トランティニャン

トゥルー・ディテクティブ 猟奇犯罪捜査のトランティニャンのレビュー・感想・評価

4.0
シーズン2は観ていないが、シーズン1の成功体験を再びということで、舞台をアーカンソー州のなんにもない町に移し、マハーシャラ・アリとスティーブン・ドーフによるバディの35年にわたる捜査を描いている。

シーズン1では二つの時代を交錯させ、二人が些細なことからバディを解消するまで、その後事件に関する聴取を機にバディを復活させ事件を解決するまでを描いていたが、シーズン3では80年(35歳)、90年(45歳)、15年(70歳)という三つの時代を並行して描くという芸当に及んでいる。
それぞれに、捜査の手落ちや政治的思惑によって捜査が迷宮入りした理由があり、「ブルー・バレンタイン」を思わせる、80年と90年を対比させたラブ・ストーリーとしての面白さもあり、総じて事件によって狂わされた人生に落とし前をつけようとするバディの半生の重みも感じられる見事な構成だと思う。

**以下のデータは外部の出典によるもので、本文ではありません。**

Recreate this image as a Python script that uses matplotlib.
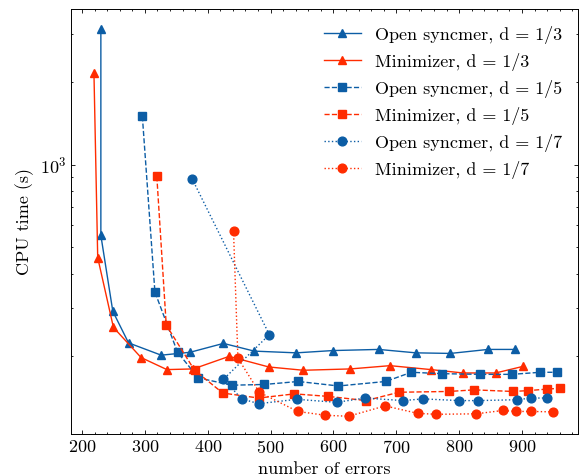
import numpy as np
import matplotlib
matplotlib.use("Agg")
import matplotlib.pyplot as plt
from matplotlib.ticker import MultipleLocator, NullFormatter

# data
os3_x = [230, 230, 249, 274, 326, 372, 425, 474, 541, 599, 672, 731, 786, 846, 889]
os3_y = [3120, 552, 292, 224, 202, 207, 223, 209, 206, 210, 212, 206, 205, 212, 212]

mini3_x = [219, 225, 250, 294, 335, 377, 434, 497, 552, 627, 690, 755, 806, 858, 902]
mini3_y = [2160, 458, 255, 198, 179, 180, 200, 183, 178, 180, 185, 179, 174, 174, 184]

os5_x = [296, 316, 352, 385, 438, 490, 544, 608, 683, 724, 772, 833, 884, 929, 955]
os5_y = [1500, 343, 207, 167, 157, 158, 162, 156, 162, 175, 173, 172, 172, 175, 175]

mini5_x = [319, 334, 379, 424, 481, 538, 591, 652, 704, 784, 824, 885, 909, 940, 960]
mini5_y = [906, 260, 178, 147, 141, 146, 143, 138, 148, 149, 151, 149, 150, 152, 153]

os7_x = [375, 498, 425, 454, 481, 542, 605, 650, 711, 742, 800, 830, 892, 914, 940]
os7_y = [889, 240, 165, 140, 134.5, 139.5, 136, 141, 138, 140, 138, 138, 139, 141, 141]

mini7_x = [441, 448, 482, 543, 587, 624, 682, 734, 763, 827, 869, 890, 915, 950]
mini7_y = [573, 197, 148, 126, 122, 121, 132, 124, 123, 123.5, 127, 126, 126, 125.5]

blue = "#0C5DA5"
red = "#FF2C00"

plt.rcParams["font.family"] = "cmr10"
plt.rcParams["mathtext.fontset"] = "cm"
plt.rcParams["axes.formatter.use_mathtext"] = True
plt.rcParams["font.size"] = 13
for a in ["xtick", "ytick"]:
    plt.rcParams[a + ".direction"] = "in"
    plt.rcParams[a + ".major.size"] = 3
    plt.rcParams[a + ".minor.size"] = 1.5
    plt.rcParams[a + ".major.width"] = 0.6
    plt.rcParams[a + ".minor.width"] = 0.6
plt.rcParams["xtick.top"] = True
plt.rcParams["ytick.right"] = True
plt.rcParams["axes.linewidth"] = 0.7

fig = plt.figure(figsize=(5.81, 4.76), dpi=100)
ax = fig.add_subplot(111)
fig.subplots_adjust(left=0.1222, right=0.9954, bottom=0.0876, top=0.9805)

ms = 6.3
ax.plot(os3_x, os3_y, color=blue, ls="-", marker="^", ms=ms, lw=1, label="Open syncmer, d = 1/3")
ax.plot(mini3_x, mini3_y, color=red, ls="-", marker="^", ms=ms, lw=1, label="Minimizer, d = 1/3")
ax.plot(os5_x, os5_y, color=blue, ls="--", marker="s", ms=ms, lw=1, label="Open syncmer, d = 1/5")
ax.plot(mini5_x, mini5_y, color=red, ls="--", marker="s", ms=ms, lw=1, label="Minimizer, d = 1/5")
ax.plot(os7_x, os7_y, color=blue, ls=":", marker="o", ms=ms, lw=1, label="Open syncmer, d = 1/7")
ax.plot(mini7_x, mini7_y, color=red, ls=":", marker="o", ms=ms, lw=1, label="Minimizer, d = 1/7")

ax.set_yscale("log")
ax.set_xlim(182.5, 989.5)
ax.set_ylim(104, 3680)
ax.xaxis.set_major_locator(MultipleLocator(100))
ax.xaxis.set_minor_locator(MultipleLocator(20))
ax.yaxis.set_minor_formatter(NullFormatter())

ax.set_xlabel("number of errors")
ax.set_ylabel("CPU time (s)")
ax.legend(loc="upper right", frameon=False)

fig.savefig("out.png", dpi=100)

ただ、検事やテレビのヒアリングにより事件が「再起動」する様や、シーズンの途中で急にドンパチ(ランボー?)が始まり、ストーリーが加速する様はシーズン1と同じ。

三つの時代を演じ分けたマハーシャラ・アリの演技は当然素晴らしいのだが、当初見せたベトナム戦争仕込みの能力は発揮されず。ドーフは本作で知ったがこれまたワイルドな良い演技を見せる。ただ、ウディ&マコノヒーの強烈な個性には及ばず地味な印象。オチもこの手の事件にはありがちなものともいえる。